Ein Ärgernis seien zudem die widersprüchlichen Meldungen des Flughafens: Erst habe der Verwaltungsrat wegen der Proteste eine Halbierung der geplanten Starts zwischen 23 und 24 – allerdings nur derer nach Süden –, versprochen, dann sei das für „schwer durchführbar“ erklärt worden, um bald sogar 90 Prozent zu versprechen. Gleichzeitig werden Piloten per Flugblatt angehalten, ab 23 Uhr Abflüge nach Norden vorzuziehen.

„Das ist Belastungsexport nach Deutschland, während Basel, das nur ein Prozent der Belastung trägt, geschont wird“, ärgert sich Fingerle. Für eine gerechtere Verteilung der Belastung nimmt er auch die deutschen Behörden in die Pflicht. Die Flugsicherung hätte den unteren Luftraum im Einzugsbereich des EAP, der bis zum Wiesental reiche, nicht ohne Mitspracherecht an die französische Seite delegieren dürfen. Nun aber werde sie bei Änderungen im Flugverkehr nicht einmal von der französischen Aufsichtsbehörde für die zivile Luftfahrt, DGAC, informiert. „Wir können machen, was wir wollen“, habe der DGAC-Chef jüngst der Allianz mitgeteilt. Wie die Sachlage wirklich ist, will die BISF nun vom Bundesverkehrsministerium wissen.

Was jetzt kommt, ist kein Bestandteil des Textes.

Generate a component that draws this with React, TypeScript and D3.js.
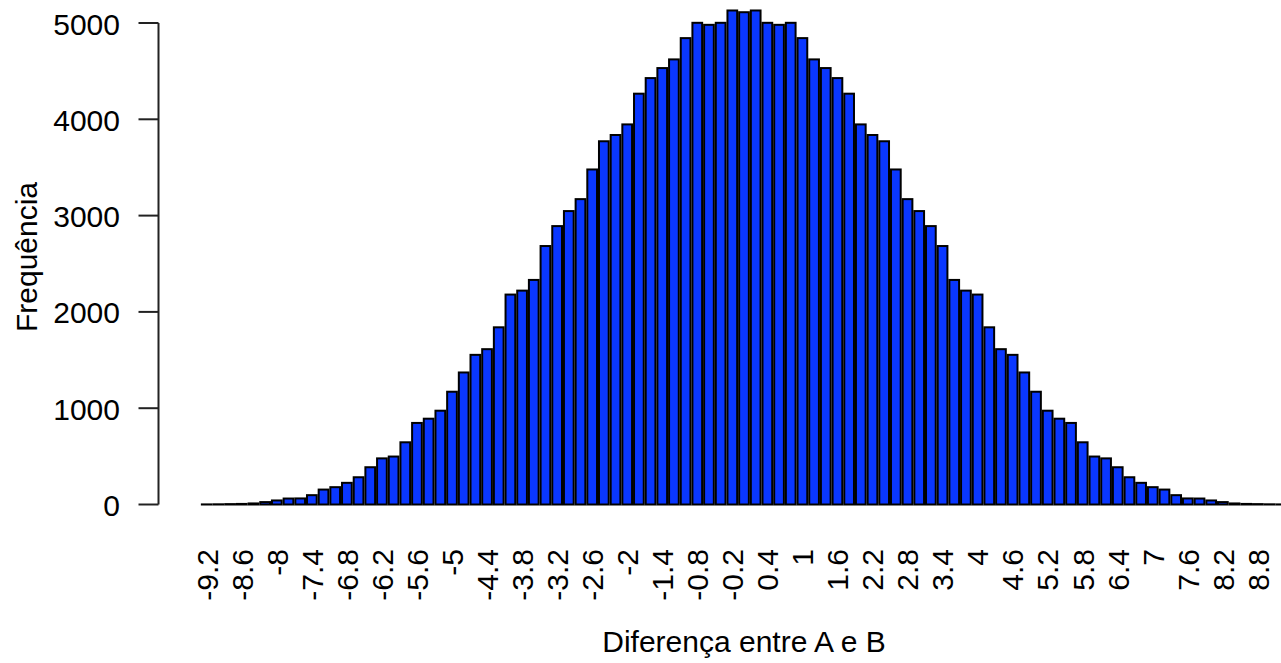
import React from "react";
import * as d3 from "d3";

// Category labels (Diferença entre A e B)
const categories: string[] = [
  "-9.2","-9","-8.8","-8.6","-8.4","-8.2","-8","-7.8","-7.6","-7.4",
  "-7.2","-7","-6.8","-6.6","-6.4","-6.2","-6","-5.8","-5.6","-5.4",
  "-5.2","-5","-4.8","-4.6","-4.4","-4.2","-4","-3.8","-3.6","-3.4",
  "-3.2","-3","-2.8","-2.6","-2.4","-2.2","-2","-1.8","-1.6","-1.4",
  "-1.2","-1","-0.8","-0.6","-0.4","-0.2","0","0.2","0.4","0.6",
  "0.8","1","1.2","1.4","1.6","1.8","2","2.2","2.4","2.6",
  "2.8","3","3.2","3.4","3.6","3.8","4","4.2","4.4","4.6",
  "4.8","5","5.2","5.4","5.6","5.8","6","6.2","6.4","6.6",
  "6.8","7","7.2","7.4","7.6","7.8","8","8.2","8.4","8.6",
  "8.8","9","9.2"
];

// Frequência
const counts: number[] = [
  1, 2, 4, 6, 11, 25, 42, 62, 63, 97,
  155, 180, 225, 283, 387, 479, 498, 646, 847, 891,
  974, 1171, 1371, 1554, 1613, 1840, 2180, 2221, 2332, 2684,
  2891, 3047, 3171, 3479, 3772, 3837, 3947, 4266, 4428, 4532,
  4622, 4843, 5002, 4981, 5002, 5130, 5112, 5130, 5002, 4981,
  5002, 4843, 4622, 4532, 4428, 4266, 3947, 3837, 3772, 3479,
  3171, 3047, 2891, 2684, 2332, 2221, 2180, 1840, 1613, 1554,
  1371, 1171, 974, 891, 847, 646, 498, 479, 387, 283,
  225, 180, 155, 97, 63, 62, 42, 25, 11, 6,
  4, 2, 1
];

// Labels shown on the x axis (R drops overlapping ones)
const shownLabels: string[] = [
  "-9.2","-8.6","-8","-7.4","-6.8","-6.2","-5.6","-5","-4.4","-3.8",
  "-3.2","-2.6","-2","-1.4","-0.8","-0.2","0.4","1","1.6","2.2",
  "2.8","3.4","4","4.6","5.2","5.8","6.4","7","7.6","8.2","8.8"
];

const yTicks: number[] = [0, 1000, 2000, 3000, 4000, 5000];

const W = 1281;
const H = 663;
const FONT = "'Liberation Sans', Arial, Helvetica, sans-serif";

export default function App() {
  const n = counts.length;
  const space = 0.2;
  const barW = 1;
  const lefts = counts.map((_, i) => space + i * (barW + space));
  const xMin = space;
  const xMax = n * (barW + space);
  const ext = 0.04 * (xMax - xMin);
  const x = d3
    .scaleLinear()
    .domain([xMin - ext, xMax + ext])
    .range([158.5, 1329.5]);

  const y = d3.scaleLinear().domain([0, 5000]).range([504.5, 23]);

  const axisX = 158.5;
  const fill = "#0a37ff";

  return (
    <svg
      width={W}
      height={H}
      style={{ position: "absolute", left: 0, top: 0, background: "#fff" }}
      fontFamily={FONT}
    >
      <rect x={0} y={0} width={W} height={H} fill="#fff" />
      {/* bars */}
      <g>
        {counts.map((v, i) => {
          const x0 = x(lefts[i]);
          const x1 = x(lefts[i] + barW);
          const y0 = y(0);
          const y1 = y(v);
          return (
            <rect
              key={i}
              x={x0}
              y={y1}
              width={x1 - x0}
              height={Math.max(0, y0 - y1)}
              fill={fill}
              stroke="#000"
              strokeWidth={2}
            />
          );
        })}
      </g>
      {/* y axis */}
      <g>
        <line
          x1={axisX}
          x2={axisX}
          y1={y(0)}
          y2={y(5000)}
          stroke="#222"
          strokeWidth={2}
        />
        {yTicks.map((t) => (
          <g key={t}>
            <line
              x1={axisX - 20}
              x2={axisX}
              y1={y(t)}
              y2={y(t)}
              stroke="#222"
              strokeWidth={2}
            />
            <text
              x={120}
              y={y(t) + 11.5}
              textAnchor="end"
              fontSize={30}
              fill="#000"
            >
              {t}
            </text>
          </g>
        ))}
      </g>
      {/* x labels */}
      <g>
        {categories.map((c, i) => {
          if (!shownLabels.includes(c)) return null;
          const cx = x(lefts[i] + barW / 2);
          const bx = cx + 10.8;
          const by = 549;
          return (
            <text
              key={c}
              x={bx}
              y={by}
              textAnchor="end"
              fontSize={30}
              fill="#000"
              transform={`rotate(-90 ${bx} ${by})`}
            >
              {c}
            </text>
          );
        })}
      </g>
      {/* axis titles */}
      <text
        x={(x(xMin - ext) + x(xMax + ext)) / 2}
        y={652}
        textAnchor="middle"
        fontSize={30}
        fill="#000"
      >
        Diferença entre A e B
      </text>
      <text
        x={37}
        y={257}
        textAnchor="middle"
        fontSize={30}
        fill="#000"
        transform="rotate(-90 37 257)"
      >
        Frequência
      </text>
    </svg>
  );
}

Immerhin hat es erstmals seit 18 Jahren ein solches „sehr offenes Gespräch“ zwischen Fluglärmgegnern und DGAC gegeben. Findet das Netzwerk mit 7000 Mitgliedern doch mehr Gehör, nachdem man einzeln nichts bewirken konnte? Jürgen Fingerle bleibt skeptisch. Es mangele weiter an Transparenz, was für ihn persönlich 51 Prozent der Motivation ausmache, weiter zu kämpfen. Und ohne die BISF und die anderen Organisationen, die ihm auch viele positive menschliche Begegnungen bescherten, wäre vielleicht alles „noch schlimmer“, sagt er.

Gleichwohl ist Fingerle um Klarstellung bemüht: „Wir sind keine Flughafengegner, sondern für vernünftigen Flugverkehr“. Der nächtliche Flug eines Rettungshubschraubers sei „völlig okay“, nicht aber, „dass einem ein Airbus oder ein Frachtflieger nach Mitternacht den Schlaf raubt“. Er selbst halte sich privat mit dem Fliegen zurück: je einmal Indonesien, Hawaii, Bristol, Wien und Berlin habe er auf dem Konto. Und irgendwann könnten die Azoren hinzukommen. Noch stehen sie nur auf der Wunschliste.